The beauty of the language matters, but what really pulls me into a story is how it resonates with me. Stories of victory at the face of all adversity and discovering who you truly are… that started to really engage me. In my early twenties I became very interested in philosophical books, in discovering the meaning of true happiness and how to best live our lives. I tried to apply all the lessons learned, always asking myself how I could best live mine.
Books by Brazilian author Paulo Coelho had a profound impact on me. I went on to read almost every title, I loved the messages behind them. When Coelho was 38 years old, a spiritual awakening made him realise his true calling was to be a writer, a story he told in his first book, The Pilgrimage. But it was The Alchemist, his second book (and my favourite), that made him famous. His books propelled me to leave the ballet company where I worked and follow my dream. I thank him for giving me courage and making me believe in destiny.
‘When you want something, all the universe conspires in helping you to achieve it.’ – The Alchemist
Books have taught me a great deal, and have constantly reminded me of things I treasure most and the person I want to become. They perfectly reflect each phase of my childhood and adolescence, every obstacle I overcame.
Many writers have transported me to the world of their characters, and there is always something so compelling about their stories which can teach us such valuable lessons. The Kite Runner is at the top of my list, also Arundathy Roy's The God of Small Things and Murakami's Norwegian Wood. These are novels that are so beautifully written, they have moved me to tears.
Why are there certain books we read that make us change the way we think and feel? I realise now that the true meaning of a passage, the resonance it has with my personal life, is what makes me enjoy reading. If I was to become a writer, this is what I would like to be able to do. To offer readers some comfort, a new perspective, to give hope and shine a light in their path, just like others have done to mine.
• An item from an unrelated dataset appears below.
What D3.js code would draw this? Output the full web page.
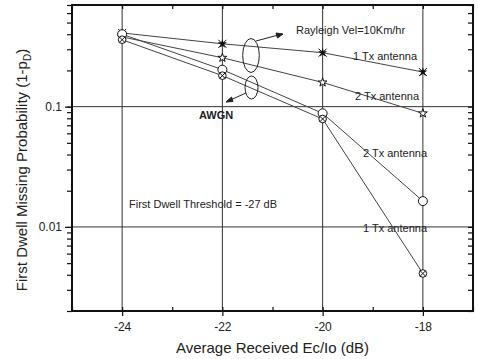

At just the start of my writing course, I’ve already seen how much I can relate this art form to dancing. All artists have the same insecurities and fight very similar battles. What they want most is to be able to move people. One has to be extremely sensitive, observant, confident in your ideals, and tap into the unconscious and imagination to create something valuable and everlasting. When they do, it is pure magic.